#### What you need to do
Transcribe each line of the material as it is, and drop any picture.
^^^^^^^^
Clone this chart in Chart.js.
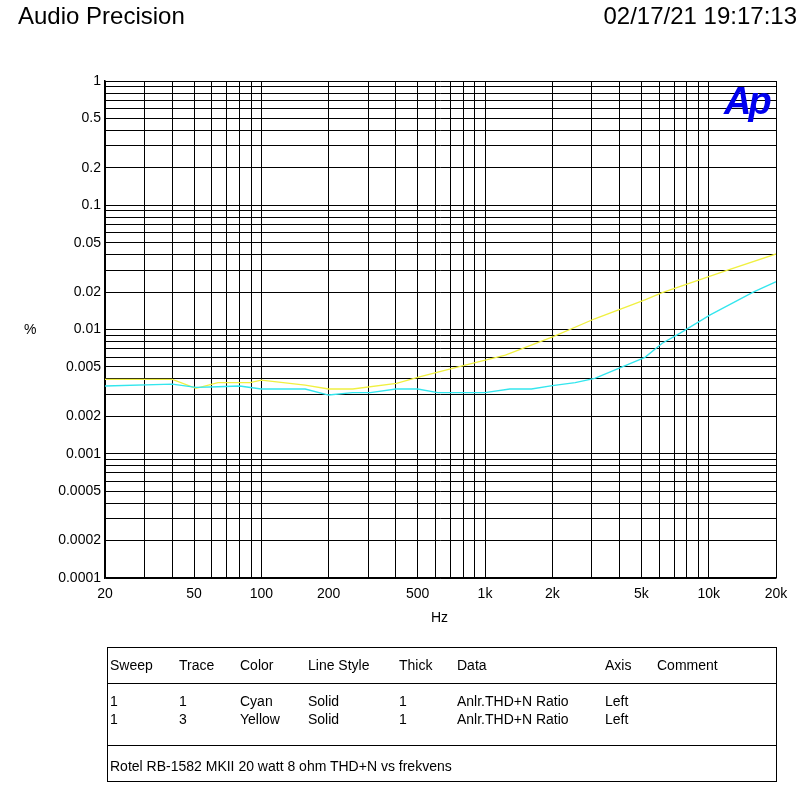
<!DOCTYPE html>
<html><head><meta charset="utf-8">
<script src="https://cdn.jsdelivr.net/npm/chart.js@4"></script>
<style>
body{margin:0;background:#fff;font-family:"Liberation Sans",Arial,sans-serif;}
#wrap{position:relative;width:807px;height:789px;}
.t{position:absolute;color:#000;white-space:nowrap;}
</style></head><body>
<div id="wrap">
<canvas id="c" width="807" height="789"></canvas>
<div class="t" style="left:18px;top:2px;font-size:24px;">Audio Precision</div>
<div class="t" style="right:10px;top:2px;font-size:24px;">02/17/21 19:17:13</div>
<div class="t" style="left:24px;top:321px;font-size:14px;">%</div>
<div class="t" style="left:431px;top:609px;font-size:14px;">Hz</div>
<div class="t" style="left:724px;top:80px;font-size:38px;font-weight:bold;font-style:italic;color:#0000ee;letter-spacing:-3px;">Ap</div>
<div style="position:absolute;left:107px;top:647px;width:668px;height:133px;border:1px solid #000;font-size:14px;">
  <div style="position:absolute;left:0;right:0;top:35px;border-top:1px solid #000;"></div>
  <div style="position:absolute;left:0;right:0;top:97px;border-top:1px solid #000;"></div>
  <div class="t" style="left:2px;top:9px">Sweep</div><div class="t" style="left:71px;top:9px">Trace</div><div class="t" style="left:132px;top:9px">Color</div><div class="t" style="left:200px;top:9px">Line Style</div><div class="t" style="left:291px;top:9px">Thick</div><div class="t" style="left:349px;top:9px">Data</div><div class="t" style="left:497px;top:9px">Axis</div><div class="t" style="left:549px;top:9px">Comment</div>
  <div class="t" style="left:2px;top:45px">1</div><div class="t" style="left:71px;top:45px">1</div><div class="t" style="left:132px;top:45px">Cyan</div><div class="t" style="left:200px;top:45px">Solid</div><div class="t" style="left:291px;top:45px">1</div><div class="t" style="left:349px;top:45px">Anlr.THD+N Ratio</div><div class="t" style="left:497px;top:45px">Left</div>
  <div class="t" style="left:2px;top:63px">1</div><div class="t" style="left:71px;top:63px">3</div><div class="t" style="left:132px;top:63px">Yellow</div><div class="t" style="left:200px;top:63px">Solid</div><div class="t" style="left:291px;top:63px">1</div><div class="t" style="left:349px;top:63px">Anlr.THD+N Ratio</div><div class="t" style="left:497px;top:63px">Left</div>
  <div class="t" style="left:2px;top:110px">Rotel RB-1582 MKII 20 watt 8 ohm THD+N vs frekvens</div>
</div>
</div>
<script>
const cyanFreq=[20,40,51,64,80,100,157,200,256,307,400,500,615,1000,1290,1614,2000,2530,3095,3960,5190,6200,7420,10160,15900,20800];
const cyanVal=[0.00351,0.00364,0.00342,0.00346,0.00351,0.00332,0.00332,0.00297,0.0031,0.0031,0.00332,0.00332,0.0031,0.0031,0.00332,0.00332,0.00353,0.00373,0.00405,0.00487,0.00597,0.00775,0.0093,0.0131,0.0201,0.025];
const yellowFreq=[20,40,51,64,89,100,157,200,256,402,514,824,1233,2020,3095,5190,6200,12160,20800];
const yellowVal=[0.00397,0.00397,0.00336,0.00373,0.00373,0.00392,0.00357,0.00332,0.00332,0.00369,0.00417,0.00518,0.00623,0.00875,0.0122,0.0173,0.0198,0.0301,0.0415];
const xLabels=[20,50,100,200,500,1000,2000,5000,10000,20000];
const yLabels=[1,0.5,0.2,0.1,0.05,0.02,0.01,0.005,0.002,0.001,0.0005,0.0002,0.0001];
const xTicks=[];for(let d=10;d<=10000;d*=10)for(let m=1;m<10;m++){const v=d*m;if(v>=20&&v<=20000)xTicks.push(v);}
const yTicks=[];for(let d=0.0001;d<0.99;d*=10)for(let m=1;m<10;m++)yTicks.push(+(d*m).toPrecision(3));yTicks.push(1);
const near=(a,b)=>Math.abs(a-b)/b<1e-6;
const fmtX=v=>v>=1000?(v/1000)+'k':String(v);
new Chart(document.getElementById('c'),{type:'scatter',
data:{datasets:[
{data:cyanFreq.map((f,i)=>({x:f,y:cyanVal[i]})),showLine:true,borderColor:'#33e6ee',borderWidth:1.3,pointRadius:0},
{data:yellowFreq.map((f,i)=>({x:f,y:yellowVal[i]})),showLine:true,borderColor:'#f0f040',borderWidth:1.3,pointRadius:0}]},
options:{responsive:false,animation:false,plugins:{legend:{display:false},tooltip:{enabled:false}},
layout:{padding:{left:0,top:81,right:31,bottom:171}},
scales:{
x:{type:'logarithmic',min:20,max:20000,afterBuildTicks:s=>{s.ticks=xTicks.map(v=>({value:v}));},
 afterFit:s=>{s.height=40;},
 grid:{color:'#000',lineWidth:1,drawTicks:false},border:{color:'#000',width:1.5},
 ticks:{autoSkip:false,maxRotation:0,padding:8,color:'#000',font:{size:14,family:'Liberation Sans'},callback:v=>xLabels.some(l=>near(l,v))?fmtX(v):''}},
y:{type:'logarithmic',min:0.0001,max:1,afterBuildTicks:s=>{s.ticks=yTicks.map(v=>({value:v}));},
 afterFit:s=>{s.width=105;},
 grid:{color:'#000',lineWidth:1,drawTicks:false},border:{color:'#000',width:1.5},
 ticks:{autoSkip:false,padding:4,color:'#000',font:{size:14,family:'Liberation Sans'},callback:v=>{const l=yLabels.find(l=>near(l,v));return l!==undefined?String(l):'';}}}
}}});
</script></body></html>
^^^^^^^^
#### Full solution
Clone this chart in Chart.js.
<!DOCTYPE html>
<html><head><meta charset="utf-8">
<script src="https://cdn.jsdelivr.net/npm/chart.js@4"></script>
<style>
body{margin:0;background:#fff;font-family:"Liberation Sans",Arial,sans-serif;}
#wrap{position:relative;width:807px;height:789px;}
.t{position:absolute;color:#000;white-space:nowrap;}
</style></head><body>
<div id="wrap">
<canvas id="c" width="807" height="789"></canvas>
<div class="t" style="left:18px;top:2px;font-size:24px;">Audio Precision</div>
<div class="t" style="right:10px;top:2px;font-size:24px;">02/17/21 19:17:13</div>
<div class="t" style="left:24px;top:321px;font-size:14px;">%</div>
<div class="t" style="left:431px;top:609px;font-size:14px;">Hz</div>
<div class="t" style="left:724px;top:80px;font-size:38px;font-weight:bold;font-style:italic;color:#0000ee;letter-spacing:-3px;">Ap</div>
<div style="position:absolute;left:107px;top:647px;width:668px;height:133px;border:1px solid #000;font-size:14px;">
  <div style="position:absolute;left:0;right:0;top:35px;border-top:1px solid #000;"></div>
  <div style="position:absolute;left:0;right:0;top:97px;border-top:1px solid #000;"></div>
  <div class="t" style="left:2px;top:9px">Sweep</div><div class="t" style="left:71px;top:9px">Trace</div><div class="t" style="left:132px;top:9px">Color</div><div class="t" style="left:200px;top:9px">Line Style</div><div class="t" style="left:291px;top:9px">Thick</div><div class="t" style="left:349px;top:9px">Data</div><div class="t" style="left:497px;top:9px">Axis</div><div class="t" style="left:549px;top:9px">Comment</div>
  <div class="t" style="left:2px;top:45px">1</div><div class="t" style="left:71px;top:45px">1</div><div class="t" style="left:132px;top:45px">Cyan</div><div class="t" style="left:200px;top:45px">Solid</div><div class="t" style="left:291px;top:45px">1</div><div class="t" style="left:349px;top:45px">Anlr.THD+N Ratio</div><div class="t" style="left:497px;top:45px">Left</div>
  <div class="t" style="left:2px;top:63px">1</div><div class="t" style="left:71px;top:63px">3</div><div class="t" style="left:132px;top:63px">Yellow</div><div class="t" style="left:200px;top:63px">Solid</div><div class="t" style="left:291px;top:63px">1</div><div class="t" style="left:349px;top:63px">Anlr.THD+N Ratio</div><div class="t" style="left:497px;top:63px">Left</div>
  <div class="t" style="left:2px;top:110px">Rotel RB-1582 MKII 20 watt 8 ohm THD+N vs frekvens</div>
</div>
</div>
<script>
const cyanFreq=[20,40,51,64,80,100,157,200,256,307,400,500,615,1000,1290,1614,2000,2530,3095,3960,5190,6200,7420,10160,15900,20800];
const cyanVal=[0.00351,0.00364,0.00342,0.00346,0.00351,0.00332,0.00332,0.00297,0.0031,0.0031,0.00332,0.00332,0.0031,0.0031,0.00332,0.00332,0.00353,0.00373,0.00405,0.00487,0.00597,0.00775,0.0093,0.0131,0.0201,0.025];
const yellowFreq=[20,40,51,64,89,100,157,200,256,402,514,824,1233,2020,3095,5190,6200,12160,20800];
const yellowVal=[0.00397,0.00397,0.00336,0.00373,0.00373,0.00392,0.00357,0.00332,0.00332,0.00369,0.00417,0.00518,0.00623,0.00875,0.0122,0.0173,0.0198,0.0301,0.0415];
const xLabels=[20,50,100,200,500,1000,2000,5000,10000,20000];
const yLabels=[1,0.5,0.2,0.1,0.05,0.02,0.01,0.005,0.002,0.001,0.0005,0.0002,0.0001];
const xTicks=[];for(let d=10;d<=10000;d*=10)for(let m=1;m<10;m++){const v=d*m;if(v>=20&&v<=20000)xTicks.push(v);}
const yTicks=[];for(let d=0.0001;d<0.99;d*=10)for(let m=1;m<10;m++)yTicks.push(+(d*m).toPrecision(3));yTicks.push(1);
const near=(a,b)=>Math.abs(a-b)/b<1e-6;
const fmtX=v=>v>=1000?(v/1000)+'k':String(v);
new Chart(document.getElementById('c'),{type:'scatter',
data:{datasets:[
{data:cyanFreq.map((f,i)=>({x:f,y:cyanVal[i]})),showLine:true,borderColor:'#33e6ee',borderWidth:1.3,pointRadius:0},
{data:yellowFreq.map((f,i)=>({x:f,y:yellowVal[i]})),showLine:true,borderColor:'#f0f040',borderWidth:1.3,pointRadius:0}]},
options:{responsive:false,animation:false,plugins:{legend:{display:false},tooltip:{enabled:false}},
layout:{padding:{left:0,top:81,right:31,bottom:171}},
scales:{
x:{type:'logarithmic',min:20,max:20000,afterBuildTicks:s=>{s.ticks=xTicks.map(v=>({value:v}));},
 afterFit:s=>{s.height=40;},
 grid:{color:'#000',lineWidth:1,drawTicks:false},border:{color:'#000',width:1.5},
 ticks:{autoSkip:false,maxRotation:0,padding:8,color:'#000',font:{size:14,family:'Liberation Sans'},callback:v=>xLabels.some(l=>near(l,v))?fmtX(v):''}},
y:{type:'logarithmic',min:0.0001,max:1,afterBuildTicks:s=>{s.ticks=yTicks.map(v=>({value:v}));},
 afterFit:s=>{s.width=105;},
 grid:{color:'#000',lineWidth:1,drawTicks:false},border:{color:'#000',width:1.5},
 ticks:{autoSkip:false,padding:4,color:'#000',font:{size:14,family:'Liberation Sans'},callback:v=>{const l=yLabels.find(l=>near(l,v));return l!==undefined?String(l):'';}}}
}}});
</script></body></html>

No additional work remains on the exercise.